Data section:
%%
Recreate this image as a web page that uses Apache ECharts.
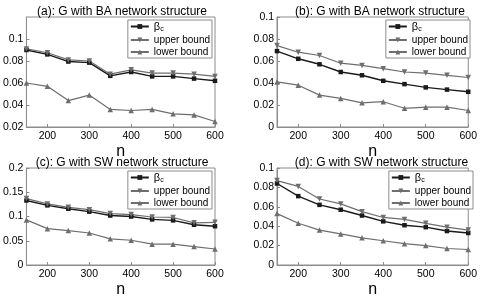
<!DOCTYPE html>
<html>
<head>
<meta charset="utf-8">
<script src="https://cdn.jsdelivr.net/npm/echarts@6/dist/echarts.min.js"></script>
<style>
  html, body { margin: 0; padding: 0; background: #fff; }
  #chart { width: 480px; height: 299px; }
</style>
</head>
<body>
<div id="chart"></div>
<script>
const nValues = [150, 200, 250, 300, 350, 400, 450, 500, 550, 600]
const xTicks = [200, 300, 400, 500, 600]

// (a) BA
const betaA = [0.090, 0.086, 0.0795, 0.0785, 0.0665, 0.070, 0.066, 0.066, 0.064, 0.062]
const upperA = [0.091, 0.0875, 0.081, 0.080, 0.068, 0.072, 0.069, 0.069, 0.068, 0.066]
const lowerA = [0.060, 0.057, 0.044, 0.049, 0.036, 0.035, 0.036, 0.032, 0.031, 0.025]
// (b) BA
const betaB = [0.069, 0.062, 0.057, 0.050, 0.047, 0.042, 0.039, 0.036, 0.034, 0.032]
const upperB = [0.074, 0.068, 0.065, 0.058, 0.056, 0.053, 0.050, 0.049, 0.047, 0.045]
const lowerB = [0.041, 0.038, 0.029, 0.026, 0.022, 0.023, 0.017, 0.018, 0.018, 0.015]
// (c) SW
const betaC = [0.133, 0.123, 0.116, 0.110, 0.102, 0.100, 0.094, 0.092, 0.083, 0.080]
const upperC = [0.137, 0.126, 0.119, 0.114, 0.106, 0.104, 0.099, 0.098, 0.087, 0.088]
const lowerC = [0.093, 0.075, 0.071, 0.066, 0.054, 0.051, 0.043, 0.043, 0.038, 0.033]
// (d) SW
const betaD = [0.084, 0.071, 0.062, 0.057, 0.051, 0.045, 0.041, 0.039, 0.035, 0.033]
const upperD = [0.087, 0.081, 0.068, 0.063, 0.055, 0.049, 0.047, 0.043, 0.039, 0.036]
const lowerD = [0.053, 0.043, 0.036, 0.032, 0.028, 0.025, 0.022, 0.020, 0.017, 0.016]

const titles = [
  '(a): G with BA network structure',
  '(b): G with BA network structure',
  '(c): G with SW network structure',
  '(d): G with SW network structure'
]
const yRanges = [[0.02, 0.12, 0.02], [0, 0.1, 0.02], [0, 0.2, 0.05], [0, 0.1, 0.02]]
const panels = [[betaA, upperA, lowerA], [betaB, upperB, lowerB], [betaC, upperC, lowerC], [betaD, upperD, lowerD]]

// 各子图的位置
const boxes = [
  { left: 19, top: 17, width: 196, height: 110 },
  { left: 277, top: 17, width: 196, height: 110 },
  { left: 19, top: 168, width: 196, height: 108 },
  { left: 277, top: 168, width: 199, height: 108 }
]

const font = 'Liberation Sans, Arial, sans-serif'
const frameColor = '#8c8c8c'
const seriesStyle = [
  { name: 'beta', color: '#1a1a1a', symbol: 'rect', rotate: 0, size: 4.5, width: 1.4 },
  { name: 'upper bound', color: '#6e6e6e', symbol: 'triangle', rotate: 180, size: 5.5, width: 1.2 },
  { name: 'lower bound', color: '#6e6e6e', symbol: 'triangle', rotate: 0, size: 5.5, width: 1.2 }
]

const grid = boxes.map((b) => ({
  ...b,
  show: true,
  borderColor: frameColor,
  borderWidth: 1,
  backgroundColor: 'transparent'
}))

const xAxis = boxes.map((b, i) => ({
  type: 'value',
  gridIndex: i,
  min: 150,
  max: 600,
  name: 'n',
  nameLocation: 'middle',
  nameGap: 17,
  nameTextStyle: { fontFamily: font, fontSize: 16, color: '#000' },
  axisLine: { lineStyle: { color: frameColor } },
  axisTick: { inside: true, length: 3, customValues: xTicks, lineStyle: { color: frameColor } },
  axisLabel: { customValues: xTicks, fontFamily: font, fontSize: 10.5, color: '#000', margin: 4 },
  splitLine: { show: false }
}))

const yAxis = yRanges.map((r, i) => ({
  type: 'value',
  gridIndex: i,
  min: r[0],
  max: r[1],
  interval: r[2],
  axisLine: { lineStyle: { color: frameColor } },
  axisTick: { inside: true, length: 3, lineStyle: { color: frameColor } },
  axisLabel: {
    fontFamily: font,
    fontSize: 10.5,
    color: '#000',
    margin: 3,
    showMaxLabel: i !== 0,
    formatter: (v) => String(+v.toFixed(4))
  },
  splitLine: { show: false }
}))

const series = []
panels.forEach((p, i) => {
  p.forEach((vals, k) => {
    const s = seriesStyle[k]
    series.push({
      name: s.name,
      type: 'line',
      xAxisIndex: i,
      yAxisIndex: i,
      data: nValues.map((n, j) => [n, vals[j]]),
      symbol: s.symbol,
      symbolSize: s.size,
      symbolRotate: s.rotate,
      showAllSymbol: true,
      lineStyle: { color: s.color, width: s.width },
      itemStyle: { color: s.color },
      emphasis: { disabled: true },
      animation: false
    })
  })
})

const title = boxes.map((b, i) => ({
  text: titles[i],
  left: b.left + b.width / 2,
  top: b.top - 16,
  textAlign: 'center',
  textStyle: { fontFamily: font, fontSize: 12, fontWeight: 'normal', color: '#000' }
}))

const legend = boxes.map((b) => ({
  data: ['beta', 'upper bound', 'lower bound'],
  orient: 'vertical',
  right: 480 - b.left - b.width + 3,
  top: b.top + 3,
  itemWidth: 18,
  itemHeight: 6,
  itemGap: 2,
  padding: [1, 2, 1, 2],
  borderColor: frameColor,
  borderWidth: 1,
  backgroundColor: '#fff',
  selectedMode: false,
  formatter: (name) => (name === 'beta' ? '{b|β}{s|c}' : name),
  textStyle: {
    fontFamily: font,
    fontSize: 10,
    color: '#000',
    rich: {
      b: { fontFamily: font, fontSize: 11, color: '#000' },
      s: { fontFamily: font, fontSize: 7, color: '#000', verticalAlign: 'bottom', padding: [6, 0, 0, 0] }
    }
  }
}))

const chart = echarts.init(document.getElementById('chart'), null, { renderer: 'canvas' })
chart.setOption({
  animation: false,
  backgroundColor: '#fff',
  title,
  legend,
  grid,
  xAxis,
  yAxis,
  series
})
</script>
</body>
</html>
%%
Directive: All the lines above are to be given again exactly as they read, with the pictures removed.

Answer:
Recreate this image as a web page that uses Apache ECharts.
<!DOCTYPE html>
<html>
<head>
<meta charset="utf-8">
<script src="https://cdn.jsdelivr.net/npm/echarts@6/dist/echarts.min.js"></script>
<style>
  html, body { margin: 0; padding: 0; background: #fff; }
  #chart { width: 480px; height: 299px; }
</style>
</head>
<body>
<div id="chart"></div>
<script>
const nValues = [150, 200, 250, 300, 350, 400, 450, 500, 550, 600]
const xTicks = [200, 300, 400, 500, 600]

// (a) BA
const betaA = [0.090, 0.086, 0.0795, 0.0785, 0.0665, 0.070, 0.066, 0.066, 0.064, 0.062]
const upperA = [0.091, 0.0875, 0.081, 0.080, 0.068, 0.072, 0.069, 0.069, 0.068, 0.066]
const lowerA = [0.060, 0.057, 0.044, 0.049, 0.036, 0.035, 0.036, 0.032, 0.031, 0.025]
// (b) BA
const betaB = [0.069, 0.062, 0.057, 0.050, 0.047, 0.042, 0.039, 0.036, 0.034, 0.032]
const upperB = [0.074, 0.068, 0.065, 0.058, 0.056, 0.053, 0.050, 0.049, 0.047, 0.045]
const lowerB = [0.041, 0.038, 0.029, 0.026, 0.022, 0.023, 0.017, 0.018, 0.018, 0.015]
// (c) SW
const betaC = [0.133, 0.123, 0.116, 0.110, 0.102, 0.100, 0.094, 0.092, 0.083, 0.080]
const upperC = [0.137, 0.126, 0.119, 0.114, 0.106, 0.104, 0.099, 0.098, 0.087, 0.088]
const lowerC = [0.093, 0.075, 0.071, 0.066, 0.054, 0.051, 0.043, 0.043, 0.038, 0.033]
// (d) SW
const betaD = [0.084, 0.071, 0.062, 0.057, 0.051, 0.045, 0.041, 0.039, 0.035, 0.033]
const upperD = [0.087, 0.081, 0.068, 0.063, 0.055, 0.049, 0.047, 0.043, 0.039, 0.036]
const lowerD = [0.053, 0.043, 0.036, 0.032, 0.028, 0.025, 0.022, 0.020, 0.017, 0.016]

const titles = [
  '(a): G with BA network structure',
  '(b): G with BA network structure',
  '(c): G with SW network structure',
  '(d): G with SW network structure'
]
const yRanges = [[0.02, 0.12, 0.02], [0, 0.1, 0.02], [0, 0.2, 0.05], [0, 0.1, 0.02]]
const panels = [[betaA, upperA, lowerA], [betaB, upperB, lowerB], [betaC, upperC, lowerC], [betaD, upperD, lowerD]]

// 各子图的位置
const boxes = [
  { left: 19, top: 17, width: 196, height: 110 },
  { left: 277, top: 17, width: 196, height: 110 },
  { left: 19, top: 168, width: 196, height: 108 },
  { left: 277, top: 168, width: 199, height: 108 }
]

const font = 'Liberation Sans, Arial, sans-serif'
const frameColor = '#8c8c8c'
const seriesStyle = [
  { name: 'beta', color: '#1a1a1a', symbol: 'rect', rotate: 0, size: 4.5, width: 1.4 },
  { name: 'upper bound', color: '#6e6e6e', symbol: 'triangle', rotate: 180, size: 5.5, width: 1.2 },
  { name: 'lower bound', color: '#6e6e6e', symbol: 'triangle', rotate: 0, size: 5.5, width: 1.2 }
]

const grid = boxes.map((b) => ({
  ...b,
  show: true,
  borderColor: frameColor,
  borderWidth: 1,
  backgroundColor: 'transparent'
}))

const xAxis = boxes.map((b, i) => ({
  type: 'value',
  gridIndex: i,
  min: 150,
  max: 600,
  name: 'n',
  nameLocation: 'middle',
  nameGap: 17,
  nameTextStyle: { fontFamily: font, fontSize: 16, color: '#000' },
  axisLine: { lineStyle: { color: frameColor } },
  axisTick: { inside: true, length: 3, customValues: xTicks, lineStyle: { color: frameColor } },
  axisLabel: { customValues: xTicks, fontFamily: font, fontSize: 10.5, color: '#000', margin: 4 },
  splitLine: { show: false }
}))

const yAxis = yRanges.map((r, i) => ({
  type: 'value',
  gridIndex: i,
  min: r[0],
  max: r[1],
  interval: r[2],
  axisLine: { lineStyle: { color: frameColor } },
  axisTick: { inside: true, length: 3, lineStyle: { color: frameColor } },
  axisLabel: {
    fontFamily: font,
    fontSize: 10.5,
    color: '#000',
    margin: 3,
    showMaxLabel: i !== 0,
    formatter: (v) => String(+v.toFixed(4))
  },
  splitLine: { show: false }
}))

const series = []
panels.forEach((p, i) => {
  p.forEach((vals, k) => {
    const s = seriesStyle[k]
    series.push({
      name: s.name,
      type: 'line',
      xAxisIndex: i,
      yAxisIndex: i,
      data: nValues.map((n, j) => [n, vals[j]]),
      symbol: s.symbol,
      symbolSize: s.size,
      symbolRotate: s.rotate,
      showAllSymbol: true,
      lineStyle: { color: s.color, width: s.width },
      itemStyle: { color: s.color },
      emphasis: { disabled: true },
      animation: false
    })
  })
})

const title = boxes.map((b, i) => ({
  text: titles[i],
  left: b.left + b.width / 2,
  top: b.top - 16,
  textAlign: 'center',
  textStyle: { fontFamily: font, fontSize: 12, fontWeight: 'normal', color: '#000' }
}))

const legend = boxes.map((b) => ({
  data: ['beta', 'upper bound', 'lower bound'],
  orient: 'vertical',
  right: 480 - b.left - b.width + 3,
  top: b.top + 3,
  itemWidth: 18,
  itemHeight: 6,
  itemGap: 2,
  padding: [1, 2, 1, 2],
  borderColor: frameColor,
  borderWidth: 1,
  backgroundColor: '#fff',
  selectedMode: false,
  formatter: (name) => (name === 'beta' ? '{b|β}{s|c}' : name),
  textStyle: {
    fontFamily: font,
    fontSize: 10,
    color: '#000',
    rich: {
      b: { fontFamily: font, fontSize: 11, color: '#000' },
      s: { fontFamily: font, fontSize: 7, color: '#000', verticalAlign: 'bottom', padding: [6, 0, 0, 0] }
    }
  }
}))

const chart = echarts.init(document.getElementById('chart'), null, { renderer: 'canvas' })
chart.setOption({
  animation: false,
  backgroundColor: '#fff',
  title,
  legend,
  grid,
  xAxis,
  yAxis,
  series
})
</script>
</body>
</html>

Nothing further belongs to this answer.